--- START ---
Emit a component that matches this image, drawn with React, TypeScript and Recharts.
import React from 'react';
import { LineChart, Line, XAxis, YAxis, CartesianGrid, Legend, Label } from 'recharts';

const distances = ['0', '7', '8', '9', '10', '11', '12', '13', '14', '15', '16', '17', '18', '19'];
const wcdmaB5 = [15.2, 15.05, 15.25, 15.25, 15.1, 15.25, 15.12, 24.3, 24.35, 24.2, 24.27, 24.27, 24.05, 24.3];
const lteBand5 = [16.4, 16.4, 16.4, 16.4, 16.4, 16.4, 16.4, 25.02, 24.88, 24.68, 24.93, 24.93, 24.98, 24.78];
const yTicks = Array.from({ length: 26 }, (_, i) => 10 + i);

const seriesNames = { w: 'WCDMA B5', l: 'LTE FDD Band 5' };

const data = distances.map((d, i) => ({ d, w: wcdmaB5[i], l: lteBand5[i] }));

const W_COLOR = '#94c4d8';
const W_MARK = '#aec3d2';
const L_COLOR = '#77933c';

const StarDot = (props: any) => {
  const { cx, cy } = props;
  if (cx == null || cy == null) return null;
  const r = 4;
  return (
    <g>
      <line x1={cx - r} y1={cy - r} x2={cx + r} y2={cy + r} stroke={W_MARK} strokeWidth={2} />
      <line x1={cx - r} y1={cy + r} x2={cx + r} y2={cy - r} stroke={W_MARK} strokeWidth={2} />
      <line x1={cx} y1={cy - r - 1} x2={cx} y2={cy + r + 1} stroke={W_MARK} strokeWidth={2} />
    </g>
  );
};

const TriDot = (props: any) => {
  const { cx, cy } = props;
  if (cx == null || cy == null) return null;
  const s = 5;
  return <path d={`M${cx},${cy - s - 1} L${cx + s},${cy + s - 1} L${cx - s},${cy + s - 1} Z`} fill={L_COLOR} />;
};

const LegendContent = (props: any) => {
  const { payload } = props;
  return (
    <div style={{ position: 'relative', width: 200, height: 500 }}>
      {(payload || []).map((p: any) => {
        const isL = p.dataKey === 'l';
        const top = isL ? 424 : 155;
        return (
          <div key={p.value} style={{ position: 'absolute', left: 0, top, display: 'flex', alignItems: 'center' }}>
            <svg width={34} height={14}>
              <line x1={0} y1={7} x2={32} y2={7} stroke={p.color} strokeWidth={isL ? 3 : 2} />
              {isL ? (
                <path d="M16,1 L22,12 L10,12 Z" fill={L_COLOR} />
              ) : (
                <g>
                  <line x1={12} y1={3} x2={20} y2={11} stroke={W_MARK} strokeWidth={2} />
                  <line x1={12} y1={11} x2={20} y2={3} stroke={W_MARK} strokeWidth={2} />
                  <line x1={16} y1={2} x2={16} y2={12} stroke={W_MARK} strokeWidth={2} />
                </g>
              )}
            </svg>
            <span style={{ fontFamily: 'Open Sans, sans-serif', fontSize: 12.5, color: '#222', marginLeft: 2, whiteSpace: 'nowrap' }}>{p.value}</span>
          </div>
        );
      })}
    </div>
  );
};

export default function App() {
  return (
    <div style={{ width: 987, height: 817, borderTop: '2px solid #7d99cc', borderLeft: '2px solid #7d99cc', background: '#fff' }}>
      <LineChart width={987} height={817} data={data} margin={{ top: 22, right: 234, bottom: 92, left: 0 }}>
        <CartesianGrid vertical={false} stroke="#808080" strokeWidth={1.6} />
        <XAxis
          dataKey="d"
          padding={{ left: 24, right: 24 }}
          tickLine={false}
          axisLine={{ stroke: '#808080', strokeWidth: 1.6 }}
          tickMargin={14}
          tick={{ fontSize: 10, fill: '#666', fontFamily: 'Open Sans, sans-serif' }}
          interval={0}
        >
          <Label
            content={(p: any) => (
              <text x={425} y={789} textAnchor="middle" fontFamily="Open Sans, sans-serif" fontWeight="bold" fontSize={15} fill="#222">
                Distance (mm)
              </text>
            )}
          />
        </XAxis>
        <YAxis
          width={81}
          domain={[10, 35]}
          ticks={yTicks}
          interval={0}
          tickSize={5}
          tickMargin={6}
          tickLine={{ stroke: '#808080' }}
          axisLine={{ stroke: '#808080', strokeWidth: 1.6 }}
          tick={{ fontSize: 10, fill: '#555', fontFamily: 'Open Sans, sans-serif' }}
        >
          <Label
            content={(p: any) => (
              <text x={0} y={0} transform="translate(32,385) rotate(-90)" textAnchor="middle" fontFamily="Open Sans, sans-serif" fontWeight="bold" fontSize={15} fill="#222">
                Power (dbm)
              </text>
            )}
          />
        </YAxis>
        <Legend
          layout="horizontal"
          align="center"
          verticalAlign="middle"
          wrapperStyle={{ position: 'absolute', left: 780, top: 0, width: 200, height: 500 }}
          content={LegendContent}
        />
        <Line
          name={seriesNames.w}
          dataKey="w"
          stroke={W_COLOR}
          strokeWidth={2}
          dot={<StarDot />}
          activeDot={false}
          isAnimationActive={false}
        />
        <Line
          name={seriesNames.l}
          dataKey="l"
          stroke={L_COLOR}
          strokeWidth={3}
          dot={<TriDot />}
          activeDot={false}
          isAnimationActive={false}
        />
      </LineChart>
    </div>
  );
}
--- END ---
*Task details*
Your task is to repeat the data exactly, with nothing left out.

*Written response*
Emit a component that matches this image, drawn with React, TypeScript and Recharts.
import React from 'react';
import { LineChart, Line, XAxis, YAxis, CartesianGrid, Legend, Label } from 'recharts';

const distances = ['0', '7', '8', '9', '10', '11', '12', '13', '14', '15', '16', '17', '18', '19'];
const wcdmaB5 = [15.2, 15.05, 15.25, 15.25, 15.1, 15.25, 15.12, 24.3, 24.35, 24.2, 24.27, 24.27, 24.05, 24.3];
const lteBand5 = [16.4, 16.4, 16.4, 16.4, 16.4, 16.4, 16.4, 25.02, 24.88, 24.68, 24.93, 24.93, 24.98, 24.78];
const yTicks = Array.from({ length: 26 }, (_, i) => 10 + i);

const seriesNames = { w: 'WCDMA B5', l: 'LTE FDD Band 5' };

const data = distances.map((d, i) => ({ d, w: wcdmaB5[i], l: lteBand5[i] }));

const W_COLOR = '#94c4d8';
const W_MARK = '#aec3d2';
const L_COLOR = '#77933c';

const StarDot = (props: any) => {
  const { cx, cy } = props;
  if (cx == null || cy == null) return null;
  const r = 4;
  return (
    <g>
      <line x1={cx - r} y1={cy - r} x2={cx + r} y2={cy + r} stroke={W_MARK} strokeWidth={2} />
      <line x1={cx - r} y1={cy + r} x2={cx + r} y2={cy - r} stroke={W_MARK} strokeWidth={2} />
      <line x1={cx} y1={cy - r - 1} x2={cx} y2={cy + r + 1} stroke={W_MARK} strokeWidth={2} />
    </g>
  );
};

const TriDot = (props: any) => {
  const { cx, cy } = props;
  if (cx == null || cy == null) return null;
  const s = 5;
  return <path d={`M${cx},${cy - s - 1} L${cx + s},${cy + s - 1} L${cx - s},${cy + s - 1} Z`} fill={L_COLOR} />;
};

const LegendContent = (props: any) => {
  const { payload } = props;
  return (
    <div style={{ position: 'relative', width: 200, height: 500 }}>
      {(payload || []).map((p: any) => {
        const isL = p.dataKey === 'l';
        const top = isL ? 424 : 155;
        return (
          <div key={p.value} style={{ position: 'absolute', left: 0, top, display: 'flex', alignItems: 'center' }}>
            <svg width={34} height={14}>
              <line x1={0} y1={7} x2={32} y2={7} stroke={p.color} strokeWidth={isL ? 3 : 2} />
              {isL ? (
                <path d="M16,1 L22,12 L10,12 Z" fill={L_COLOR} />
              ) : (
                <g>
                  <line x1={12} y1={3} x2={20} y2={11} stroke={W_MARK} strokeWidth={2} />
                  <line x1={12} y1={11} x2={20} y2={3} stroke={W_MARK} strokeWidth={2} />
                  <line x1={16} y1={2} x2={16} y2={12} stroke={W_MARK} strokeWidth={2} />
                </g>
              )}
            </svg>
            <span style={{ fontFamily: 'Open Sans, sans-serif', fontSize: 12.5, color: '#222', marginLeft: 2, whiteSpace: 'nowrap' }}>{p.value}</span>
          </div>
        );
      })}
    </div>
  );
};

export default function App() {
  return (
    <div style={{ width: 987, height: 817, borderTop: '2px solid #7d99cc', borderLeft: '2px solid #7d99cc', background: '#fff' }}>
      <LineChart width={987} height={817} data={data} margin={{ top: 22, right: 234, bottom: 92, left: 0 }}>
        <CartesianGrid vertical={false} stroke="#808080" strokeWidth={1.6} />
        <XAxis
          dataKey="d"
          padding={{ left: 24, right: 24 }}
          tickLine={false}
          axisLine={{ stroke: '#808080', strokeWidth: 1.6 }}
          tickMargin={14}
          tick={{ fontSize: 10, fill: '#666', fontFamily: 'Open Sans, sans-serif' }}
          interval={0}
        >
          <Label
            content={(p: any) => (
              <text x={425} y={789} textAnchor="middle" fontFamily="Open Sans, sans-serif" fontWeight="bold" fontSize={15} fill="#222">
                Distance (mm)
              </text>
            )}
          />
        </XAxis>
        <YAxis
          width={81}
          domain={[10, 35]}
          ticks={yTicks}
          interval={0}
          tickSize={5}
          tickMargin={6}
          tickLine={{ stroke: '#808080' }}
          axisLine={{ stroke: '#808080', strokeWidth: 1.6 }}
          tick={{ fontSize: 10, fill: '#555', fontFamily: 'Open Sans, sans-serif' }}
        >
          <Label
            content={(p: any) => (
              <text x={0} y={0} transform="translate(32,385) rotate(-90)" textAnchor="middle" fontFamily="Open Sans, sans-serif" fontWeight="bold" fontSize={15} fill="#222">
                Power (dbm)
              </text>
            )}
          />
        </YAxis>
        <Legend
          layout="horizontal"
          align="center"
          verticalAlign="middle"
          wrapperStyle={{ position: 'absolute', left: 780, top: 0, width: 200, height: 500 }}
          content={LegendContent}
        />
        <Line
          name={seriesNames.w}
          dataKey="w"
          stroke={W_COLOR}
          strokeWidth={2}
          dot={<StarDot />}
          activeDot={false}
          isAnimationActive={false}
        />
        <Line
          name={seriesNames.l}
          dataKey="l"
          stroke={L_COLOR}
          strokeWidth={3}
          dot={<TriDot />}
          activeDot={false}
          isAnimationActive={false}
        />
      </LineChart>
    </div>
  );
}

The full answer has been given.